Chłodnik i pierogi takie jak u mamy, smalczyk z tradycyjnym chlebem wypiekanym w piecu, a do tego małosolne ogóreczki, hmm, palce lizać… . Zachwycające prostotą dekoracje i muzyka, która porywała do tańca, nawet mojego męża… Piękne prowadzące – siostry Skrzetuskie i setka gości. Tak w kilku słowach opowiedziałabym nasze świętowanie w Maryninie, 28 czerwca.
Drugie obchody Dnia Marynina odbyły się dzięki wysiłkowi i inicjatywie Państwa Ewy i Krzysztofa Czępińskich. Panie z Koła Gospodyń Wiejskich pod niestrudzonym przewodnictwem Sołtysowej przygotowały pyszne potrawy, którym nikt nie mógł się oprzeć. O podniebienia uczestników zadbał również Pan sołtys przygotowując wg sekretnej receptury tradycyjną nalewkę truskawkową – Sołtysówkę.

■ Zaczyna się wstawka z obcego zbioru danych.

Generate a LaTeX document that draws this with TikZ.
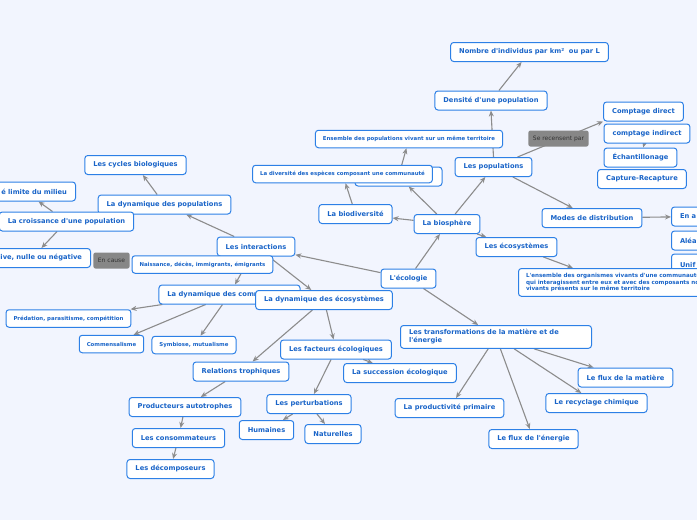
\documentclass[tikz,border=0pt]{standalone}
\usepackage{fontspec}
\newfontfamily\mapfont{DejaVu Sans}
\usetikzlibrary{arrows.meta}

\definecolor{mapbg}{RGB}{242,245,254}
\definecolor{boxline}{RGB}{45,128,230}
\definecolor{boxtext}{RGB}{25,100,200}
\definecolor{linkgray}{RGB}{140,140,140}
\definecolor{taggray}{RGB}{135,135,135}
\definecolor{tagtext}{RGB}{50,50,50}

\pgfdeclarelayer{edges}
\pgfsetlayers{edges,main}

\tikzset{
  topic/.style={draw=boxline, fill=white, line width=1pt, rounded corners=3pt,
    text=boxtext, font=\mapfont\bfseries\fontsize{6.7}{8}\selectfont,
    inner xsep=8.5pt, inner ysep=0pt, minimum height=19pt},
  small topic/.style={topic, font=\mapfont\bfseries\fontsize{5.4}{6.6}\selectfont,
    inner xsep=7.5pt, minimum height=17.5pt},
  tag/.style={fill=taggray, rounded corners=2pt, text=tagtext,
    font=\mapfont\fontsize{6}{7}\selectfont, inner xsep=4.5pt, minimum height=16pt},
  link/.style={draw=linkgray, line width=1.1pt, -{Stealth[length=6pt,width=5pt]}},
}

\begin{document}
\begin{tikzpicture}[x=1pt,y=-1pt]
\useasboundingbox (0,0) rectangle (697,520);

% ---- top right: populations
\node[topic] (nombre) at (529.5,52) {Nombre d'individus par km²\ \ ou par L};
\node[topic] (densite) at (491,100.5) {Densité d'une population};
\node[small topic] (ensemble) at (409,139) {Ensemble des populations vivant sur un même territoire};
\node[topic] (cdirect) at (643.5,111.5) {Comptage direct};
\node[topic] (cindirect) at (647,133.5) {comptage indirect};
\node[topic] (echant) at (640.5,157.5) {Échantillonage};
\node[topic] (capture) at (642,179) {Capture-Recapture};
\node[topic] (pops) at (493.5,167) {Les populations};
\node[tag] (recens) at (558.5,138.5) {Se recensent par};

% ---- left: interactions
\node[topic] (cycles) at (135.5,165) {Les cycles biologiques};
\node[topic, minimum width=87pt] (commu) at (398.5,176.5) {};
\node[small topic] (diversite) at (342.5,174) {La diversité des espèces composant une communauté};
\node[topic] (dynpop) at (164.5,204.5) {La dynamique des populations};
\node[topic, anchor=east, text width=85pt, align=right] (limite) at (76,191.5) {é limite du milieu};
\node[topic] (croissance) at (66.5,221.5) {La croissance d'une population};
\node[topic, anchor=east, text width=100pt, align=right] (variation) at (91,258) {ive, nulle ou négative};
\node[tag] (cause) at (111.5,260.5) {En cause};
\node[topic] (interactions) at (256,246.5) {Les interactions};
\node[small topic] (naissance) at (202.5,264.5) {Naissance, décès, immigrants, émigrants};
\node[topic] (dyncomm) at (229.5,294.5) {La dynamique des communautés};
\node[topic] (dyneco) at (324,300) {La dynamique des écosystèmes};
\node[small topic] (predation) at (68.5,318.5) {Prédation, parasitisme, compétition};
\node[small topic] (commensal) at (111.5,344) {Commensalisme};
\node[small topic] (symbiose) at (194,345) {Symbiose, mutualisme};

% ---- bottom: ecosystem dynamics
\node[topic] (trophiques) at (241,371.5) {Relations trophiques};
\node[topic] (facteurs) at (336,349.5) {Les facteurs écologiques};
\node[topic] (succession) at (400,373) {La succession écologique};
\node[topic] (producteurs) at (185,407) {Producteurs autotrophes};
\node[topic] (perturb) at (309,404) {Les perturbations};
\node[topic] (humaines) at (266.5,430) {Humaines};
\node[topic] (naturelles) at (333,434) {Naturelles};
\node[topic] (consomm) at (178.5,438) {Les consommateurs};
\node[topic] (decomp) at (170.5,469) {Les décomposeurs};

% ---- centre and right
\node[topic] (ecologie) at (408.5,278.5) {L'écologie};
\node[topic] (biosphere) at (447,224) {La biosphère};
\node[topic] (biodiv) at (355.5,214) {La biodiversité};
\node[topic] (ecosys) at (516.5,247) {Les écosystèmes};
\node[topic] (modes) at (592,218) {Modes de distribution};
\node[topic, anchor=west, text width=40pt, align=left] (agregat) at (671,216.5) {En a};
\node[topic, anchor=west, text width=40pt, align=left] (aleat) at (671,240.5) {Aléa};
\node[topic, anchor=west, text width=40pt, align=left, minimum height=21pt] (uniforme) at (671,264.5) {Unif};
\node[small topic, anchor=north west, text width=200pt, align=left, inner ysep=4.5pt,
      font=\mapfont\bfseries\fontsize{5.6}{6.6}\selectfont] (ensembleorg) at (518,268)
  {L'ensemble des organismes vivants d'une communauté\\qui interagissent entre eux et avec des composants non\\vivants présents sur le même territoire};
\node[topic, anchor=north west, text width=174pt, align=left, inner ysep=4pt] (transfo) at (400,325)
  {Les transformations de la matière et de\\l'énergie};
\node[topic] (fluxmat) at (625.5,377.5) {Le flux de la matière};
\node[topic] (recyclage) at (596.5,403) {Le recyclage chimique};
\node[topic] (productivite) at (449.5,408) {La productivité primaire};
\node[topic] (fluxener) at (533.5,439) {Le flux de l'énergie};

\begin{pgfonlayer}{edges}
  \fill[mapbg] (0,0) rectangle (697,520);
  % populations
  \draw[link] (densite) -- (nombre);
  \draw[link] (pops.north) -- (densite.south);
  \draw[link] (pops) -- (cdirect.south west);
  \draw[link] (cindirect) -- (echant);
  \draw[link] (pops) -- (modes);
  \draw[link] (modes) -- (agregat);
  % biosphere
  \draw[link] (biosphere) -- (pops);
  \draw[link] (biosphere) -- (commu);
  \draw[link] (commu) -- (ensemble);
  \draw[link] (biosphere) -- (biodiv);
  \draw[link] (biodiv) -- (diversite);
  \draw[link] (biosphere) -- (ecosys);
  \draw[link] (ecosys) -- ([xshift=55pt]ensembleorg.north west);
  % ecologie
  \draw[link] (ecologie) -- (biosphere);
  \draw[link] (ecologie) -- (interactions);
  \draw[link] (ecologie) -- (transfo);
  % interactions
  \draw[link] (interactions) -- (dynpop);
  \draw[link] (dynpop) -- (cycles);
  \draw[link] (croissance) -- (limite);
  \draw[link] (croissance) -- (variation);
  \draw[link] (interactions) -- (dyncomm);
  \draw[link] (interactions) -- (dyneco);
  \draw[link] (dyncomm) -- (predation);
  \draw[link] (dyncomm) -- (commensal);
  \draw[link] (dyncomm) -- (symbiose);
  % ecosystemes
  \draw[link] (dyneco) -- (trophiques);
  \draw[link] (dyneco) -- (facteurs);
  \draw[link] (facteurs) -- (succession);
  \draw[link] (facteurs) -- (perturb);
  \draw[link] (trophiques) -- (producteurs);
  \draw[link] (producteurs) -- (consomm);
  \draw[link] (consomm) -- (decomp);
  \draw[link] (perturb) -- (humaines);
  \draw[link] (perturb) -- (naturelles);
  % transformations
  \draw[link] (transfo) -- (productivite);
  \draw[link] (transfo) -- (fluxener);
  \draw[link] (transfo) -- (recyclage);
  \draw[link] (transfo) -- (fluxmat);
\end{pgfonlayer}

\end{tikzpicture}
\end{document}
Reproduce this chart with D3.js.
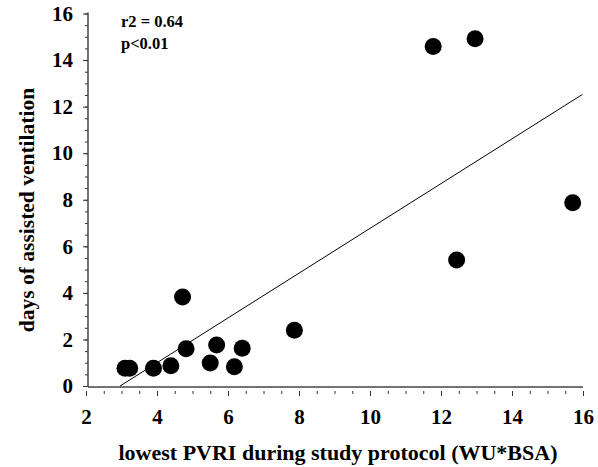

Połowa naszych mieszkańców, w tym dzieci bawili się w tym dniu na weselu jednej z naszych panien. Stąd też zabrakło występów najmłodszych. Ale prowadzące Karolina i Ania zadbały o rozrywkę i przygotowały loterię fantową. Kupując los można było stać się posiadaczem różnych niezbędnych (i zbędnych) bibelotów. Pani Ewa wylosowała uścisk dłoni sołtysa, a pan Adam będzie mógł zwiedzić gabinet Pana Wójta i wypić z nim kawę.
Bożenka wylosowała przejażdżkę rowerową po gminie z przystojnym przewodnikiem, a Ela zastanawia się co zrobić z tuzinem jaj Andrzeja W.;)
Niestety deszcz pozbawił nas kolejnej atrakcji, którą miało być śpiewanie i pieczenie kiełbasek na ognisku. Opracowaliśmy nawet na tę okazję własny śpiewnik. śpiewaliśmy więc biesiadując za stołami (podobno było nas słychać w Kozubszczyźnie i w Radawcu)
O północy zapłonęło ogromne ognisko, które niczym latarnia wyznaczało na mapie gminy miejsce wspaniałej zabawy tej nocy …
Najbardziej wytrwali bawili się do późnej nocy.
Potencjał organizatorski i chęci do współdziałania społecznego, które tkwią w naszych mieszkańcach to doskonała recepta na sukces i doskonały powód do wznawiania inicjatywy w kolejnych latach.
Nowe osoby podczas święta Wsi wskazują jak imprezy integracyjne tego typu są bardzo oczekiwane i potrzebne.
Mieszkańcy z Sołtysem na czele są dumni z tegorocznej organizacji Obchodów Dnia Marynina. Po raz kolejnych pokazaliśmy, że na niezagospodarowanej działce w kilka godzin potrafimy stworzyć doskonały kompleks zabawowy.
Cieszę się, że tu mieszkam – wśród ludzi aktywnych, serdecznych i otwartych.